Every day more women all over the world are taking action to promote equality, peace and justice. It is these women who, whether they mean to or not, are transforming traditional gender roles and power structures, by dedicating their lives to defending fundamental human rights. More and more, these extraordinary women are identifying themselves as human rights defenders. In general, it is said that women are doubly vulnerable, for being women and for defending human rights, however, they are strengthened by their determination to create positive change in our societies. That is why we celebrate these women on 29 November.

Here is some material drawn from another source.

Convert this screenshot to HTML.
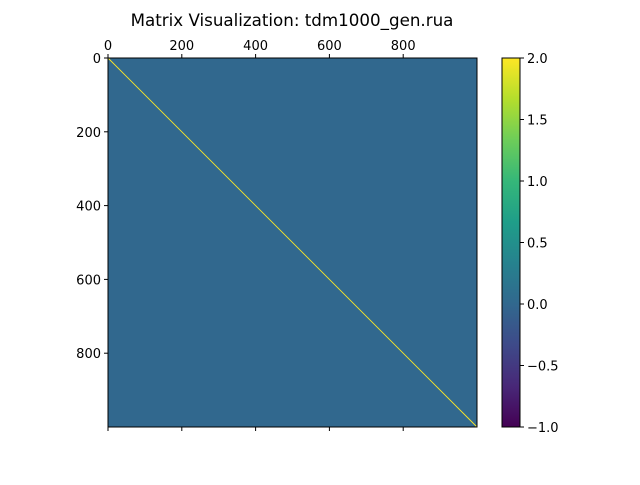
<!DOCTYPE html>
<html><head><meta charset="utf-8"><style>
body{margin:0;background:#fff;font-family:"Liberation Sans","DejaVu Sans",sans-serif}
svg text{font-family:"DejaVu Sans","Liberation Sans",sans-serif;font-size:13px;fill:#000}
</style></head><body>
<svg id="c" width="640" height="480" xmlns="http://www.w3.org/2000/svg"></svg>
<script>
const matrixSize = 1000;
const diagValue = 2;
const offDiagValue = -1;
const bgValue = 0;
const xTicks = [0, 200, 400, 600, 800];
const yTicks = [0, 200, 400, 600, 800];
const cbTicks = [-1.0, -0.5, 0.0, 0.5, 1.0, 1.5, 2.0];
const vmin = -1, vmax = 2;

const svg = document.getElementById('c');
const NS = 'http://www.w3.org/2000/svg';
const L = 108, R = 477, T = 58, B = 427;
const cbL = 502, cbR = 520;
const sx = v => L + v / matrixSize * (R - L);
const sy = v => T + v / matrixSize * (B - T);
const cy = v => B - (v - vmin) / (vmax - vmin) * (B - T);
const vir = [[68,1,84],[72,40,120],[62,74,137],[49,104,142],[38,130,142],[31,158,137],[53,183,121],[109,205,89],[180,222,44],[253,231,37]];
function cmap(v){
  let t = (v - vmin) / (vmax - vmin); t = Math.max(0, Math.min(1, t));
  const p = t * (vir.length - 1), i = Math.min(Math.floor(p), vir.length - 2), f = p - i;
  const c = vir[i].map((a, k) => Math.round(a + (vir[i+1][k] - a) * f));
  return `rgb(${c[0]},${c[1]},${c[2]})`;
}
function el(tag, attrs, parent){
  const e = document.createElementNS(NS, tag);
  for (const k in attrs) e.setAttribute(k, attrs[k]);
  (parent || svg).appendChild(e); return e;
}
const title = el('text', {x: 292, y: 26, 'text-anchor': 'middle', style: 'font-size:16.7px'});


title.textContent = 'Matrix Visualization: tdm1000_gen.rua';

const bg = el('rect', {x: sx(0), y: sy(0), width: sx(matrixSize) - sx(0), height: sy(matrixSize) - sy(0), fill: cmap(bgValue)});


const diag = el('line', {x1: sx(0), y1: sy(0), x2: sx(matrixSize), y2: sy(matrixSize), stroke: cmap(diagValue), 'stroke-width': 0.9});


const frame = el('rect', {x: L, y: T, width: R - L, height: B - T, fill: 'none', stroke: '#000', 'stroke-width': 1});



xTicks.forEach(v => {
  const x = sx(v);
  el('line', {x1: x, y1: T, x2: x, y2: T - 4, stroke: '#000'});
  el('line', {x1: x, y1: B, x2: x, y2: B + 4, stroke: '#000'});
  const t = el('text', {x: x, y: T - 8, 'text-anchor': 'middle'});
  
  
  t.textContent = v;
});
yTicks.forEach(v => {
  const y = sy(v);
  el('line', {x1: L, y1: y, x2: L - 4, y2: y, stroke: '#000'});
  const t = el('text', {x: L - 7, y: y + 5, 'text-anchor': 'end'});
  
  
  t.textContent = v;
});

const defs = el('defs', {});
const g = el('linearGradient', {id: 'vg', x1: 0, y1: 1, x2: 0, y2: 0}, defs);
vir.forEach((c, i) => el('stop', {offset: i / (vir.length - 1), 'stop-color': `rgb(${c[0]},${c[1]},${c[2]})`}, g));
const cb = el('rect', {x: cbL, y: T, width: cbR - cbL, height: B - T, fill: 'url(#vg)', stroke: '#000', 'stroke-width': 1});


cbTicks.forEach(v => {
  const y = cy(v);
  el('line', {x1: cbR, y1: y, x2: cbR + 4, y2: y, stroke: '#000'});
  const t = el('text', {x: cbR + 7, y: y + 5});
  
  
  t.textContent = v.toFixed(1).replace('-', '\u2212');
});
</script>
</body></html>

International Women Human Rights Defenders Day started in 2005 in Sri Lanka during the First International Consultation on Women Human Rights Defenders, and was the first public recognition for their brave, much-needed and legitimate work. In 2013, the UN General Assembly reiterated this historic support for their work, by approving its first resolution on women defenders. Women defenders frequently face specific violence for their tireless work in the pursuit of fundamental rights. In addition to similar risks faced by male defenders, they also face other gender-specific obstacles. Many women defenders work in situations of inequality and uncertainty, due to either a lack of social recognition, or because they have additional domestic and caring responsibilities, or due to high levels of violence against women. Indeed, International Women Human Rights Defenders Day reminds us just how much these women need our solidarity, and just how urgent it is to promote and implement protection strategies and tools that enable them to continue their work.
The participation of women in the defence of human rights is key for many reasons. Firstly, they lead actions to end gender inequality, stereotypes and stigmatisation. Secondly, they work to ensure that women are included in decision-making processes, and in public and political life. And lastly, they are the face and voice of the struggles of millions of women, which would remain hidden were it not for these women defenders who represent them.
These women are Indira Ghale, from Nepal, or Maria Matauta, from Kenya, who work with young women in their country so that they can become agents for change and reduce domestic and sexual violence. They are Cristina Auerbach, from Mexico, who led a group of women to fight for a reduction in coal-mining deaths. They are Valentina Rosendo Cantú, from Mexico, who gained a favourable sentence against her attackers, and Sandra Alarcón who recognizes her courage. They are Rosa Santamaría, from Honduras, who defends rural women and their right to the land and territory that they cultivate. They are Ninfa Cruz and Cristy Lozano, from Colombia, who have supported communities, and especially women, in a context of internal armed conflict.